L’essai « Vu(es) de dos » de Cristina Dias de Magalhaes est sous titré « la photographie espace d’identité et de création ». Elle y questionne sa pratique photographique selon une approche phénoménologique du regard, qu’elle confronte à divers praticiens contemporains. Ce livre est publié dans la collection Eidos dirigée par François Soulages et Michel Costantini aux éditions de l’Harmattan. On y trouve d’autres essais d’artistes tels Hortense Soichet, Marcel Fortini, Philippe Bazin ou Catherine Rebois. Il est illustré de reproductions de l’artiste, malheureusement en noir et blanc, quand beaucoup de ses oeuvres dont ses « Autoportraits » sont en couleurs.
L’auteure entame sa réflexion sur son obsession de vouloir voir son propre dos et celui des autres : « En partant de mon corps comme source d’expérimentation, j’exprime ce besoin d’exister autrement, à travers cette part qui semble invisible à mon regard. » Elle revient ensuite logiquement sur les différents protocoles qui lui permettent de se donner accès à cette part secrète d’elle même.

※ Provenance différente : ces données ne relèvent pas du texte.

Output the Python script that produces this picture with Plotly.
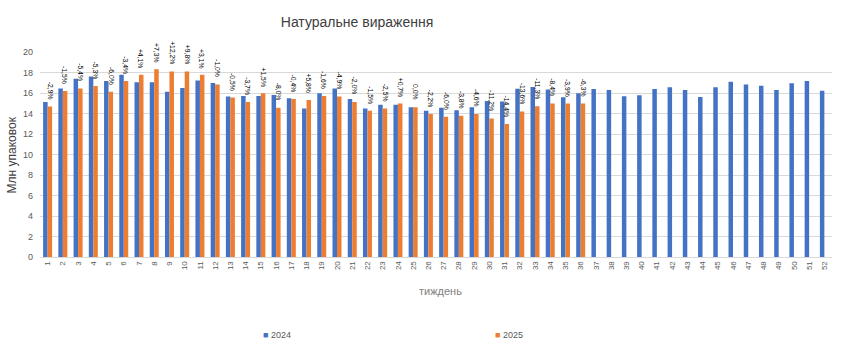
import plotly.graph_objects as go

weeks = [str(i) for i in range(1, 53)]

values_2024 = [15.13, 16.45, 17.39, 17.61, 17.16, 17.77, 17.06, 17.06, 16.13, 16.48,
               17.23, 16.97, 15.65, 15.71, 15.71, 15.81, 15.48, 14.48, 15.97, 16.45,
               15.42, 14.48, 14.85, 14.86, 14.61, 14.26, 14.55, 14.32, 14.61, 15.23,
               15.16, 16.42, 16.58, 16.35, 15.58, 15.97, 16.39, 16.29, 15.68, 15.77,
               16.39, 16.55, 16.29, 15.61, 16.55, 17.10, 16.84, 16.71, 16.29, 16.94,
               17.16, 16.23]

values_2025 = [14.68, 16.19, 16.45, 16.68, 16.13, 17.16, 17.77, 18.32, 18.10, 18.10,
               17.77, 16.84, 15.55, 15.13, 15.97, 14.55, 15.42, 15.32, 15.71, 15.65,
               15.13, 14.26, 14.48, 14.97, 14.61, 13.94, 13.68, 13.77, 13.94, 13.52,
               12.97, 14.19, 14.71, 14.97, 14.97, 14.97]

change_labels = ["-2,9%", "-1,5%", "-5,4%", "-5,3%", "-6,0%", "-3,4%", "+4,1%", "+7,3%",
                 "+12,2%", "+9,8%", "+3,1%", "-1,0%", "-0,5%", "-3,7%", "+1,5%", "-8,0%",
                 "-0,4%", "+5,8%", "-1,6%", "-4,9%", "-2,0%", "-1,5%", "-2,5%", "+0,7%",
                 "0,0%", "-2,2%", "-6,0%", "-3,8%", "-4,6%", "-11,2%", "-14,4%", "-13,6%",
                 "-11,3%", "-8,4%", "-3,9%", "-6,3%"]

series_names = ["2024", "2025"]
colors = ["#4472C4", "#ED7D31"]

FONT = "Liberation Sans"
LABEL_SIZE = 6.8
BARGAP = 0.41
PLOT_W = 850 - 40 - 18
CAT_PX = PLOT_W / len(weeks)
ORANGE_SHIFT = (1 - BARGAP) / 4 * CAT_PX  # centre of the second bar in a group
LABEL_GAP = 7  # px between bar top and the (rotated) label

# approximate advance widths (em) of Liberation Sans glyphs, to place rotated labels
_EM = {"+": 0.584, "-": 0.333, ",": 0.278, "%": 0.889}


def text_len(s, size):
    return sum(_EM.get(c, 0.556) for c in s) * size


fig = go.Figure()
fig.add_trace(go.Bar(x=weeks, y=values_2024, name=series_names[0],
                     marker=dict(color=colors[0], line=dict(width=0)),
                     showlegend=False))
fig.add_trace(go.Bar(x=weeks[:len(values_2025)], y=values_2025, name=series_names[1],
                     marker=dict(color=colors[1], line=dict(width=0)),
                     showlegend=False))

# on a category axis a numeric annotation x is the category index
label_annotations = [
    dict(text=lab, x=idx, y=val, xref="x", yref="y", xshift=ORANGE_SHIFT,
         yshift=LABEL_GAP + text_len(lab, LABEL_SIZE) / 2,
         textangle=90, showarrow=False, xanchor="center", yanchor="middle",
         borderpad=0, font=dict(size=LABEL_SIZE, color="#000000", family=FONT))
    for idx, (val, lab) in enumerate(zip(values_2025, change_labels))
]

fig.update_layout(
    width=850, height=349,
    margin=dict(l=40, r=18, t=52, b=92),
    paper_bgcolor="white", plot_bgcolor="white",
    barmode="group", bargap=BARGAP, bargroupgap=0,
    font=dict(family=FONT, color="#595959"),
    title=dict(text="Натуральне вираження", x=357/850, xanchor="center",
               xref="container", y=1 - 22/349, yanchor="middle", yref="container",
               font=dict(size=14, color="#404040", family=FONT)),
    xaxis=dict(type="category", tickangle=-90, tickfont=dict(size=8, color="#595959"),
               showline=True, linecolor="#d9d9d9", linewidth=1, ticks="",
               showgrid=False, range=[-0.5, 51.5]),
    yaxis=dict(range=[0, 20], dtick=2, gridcolor="#d9d9d9", gridwidth=1,
               zeroline=False, showline=False, ticks="",
               tickfont=dict(size=9, color="#595959"), ticklabelstandoff=6),
    annotations=label_annotations + [
        dict(text="Млн упаковок", xref="paper", yref="paper",
             x=(12 - 40) / PLOT_W, y=(256.5 - 155) / 204.8, textangle=-90,
             showarrow=False, xanchor="center", yanchor="middle",
             font=dict(size=12, color="#404040", family=FONT)),
        dict(text="тиждень", xref="paper", yref="paper",
             x=(440 - 40) / PLOT_W, y=(256.5 - 290) / 204.8,
             showarrow=False, xanchor="center", yanchor="middle",
             font=dict(size=11, color="#7f7f7f", family=FONT)),
        dict(text="<span style='color:%s'>■</span> %s" % (colors[0], series_names[0]),
             xref="paper", yref="paper",
             x=(261 - 40) / PLOT_W, y=(256.5 - 334) / 204.8,
             showarrow=False, xanchor="left", yanchor="middle",
             font=dict(size=9, color="#595959", family=FONT)),
        dict(text="<span style='color:%s'>■</span> %s" % (colors[1], series_names[1]),
             xref="paper", yref="paper",
             x=(493 - 40) / PLOT_W, y=(256.5 - 334) / 204.8,
             showarrow=False, xanchor="left", yanchor="middle",
             font=dict(size=9, color="#595959", family=FONT)),
    ],
)

fig.write_html("out.html")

S’il est un auteur curieusement absent de cet essai c’est bien le Denis Roche de Louve Basse publié au Seuil en 1974 et sous titré Ce n’est pas le mot qui fait la guerre c’est la mort . Au moment où il double son activité poétique d’une pratique d’auto-représentation photographique il imagine que se voir de dos c’est comme se voir mort et il termine son essai poétique par un ensemble de vues de dos en noir et blanc. Face à ce positionnement philosophique masculin l’expérience de création de Cristina Dias de Magalhaes est animée par une dynamique féminine sensible qui se révèle par les références qu’elle convoque.
Les oeuvres citées montrent ce positionnement artistique on y trouve des tenants du body art et leurs expérimentations en images comme Douglas Gordon, John Coplans ou Hannah Villiger et bien entendu diverses artistes d’un féminisme illustré telles Lorna Simpson, Tara Bogart et son Modern Style Hair, Claudia Passeri, Cindy Sherman ou Jemima Stehli et son strip tease face à des personnalités de l’art.
Son travail se dynamise dans ses déplacements physiques à la rencontre de l’autre comme d’autres espaces géographiques. Elle en témoigne : « En tant qu’interface, la vue de dos semble donner sur un lieu ou une territorialité anthropologique et artistique, qui suggère une autre manière d’être, de voir et de penser le monde. » On n’est pas étonné dans ce type d’approche de voir qu’elle cite les dos couturés de Sophie Riestelhueber comme autant de paysages de guerre ou les différentes expériences d’artistes comme Sophie Calle dans Voir la mer ou une grande partie de l’oeuvre d’Elina Brotherus.
Le travail de Cristina Dias de Magalhaes s’affirme dans des approches sérielles d’une grande force plastique, où la couleur joue sa part de variable sensuelle. Après différentes séries explorant dans diverses situations locales les paysages d’un corps non spécifiquement genré elle poursuit son approche d’un autre corps plus marqué de façon mémorielle dans Embody présenté actuellement au Mois Européen de la Photographie à l’Abbaye de Neimenster à Luxembourg.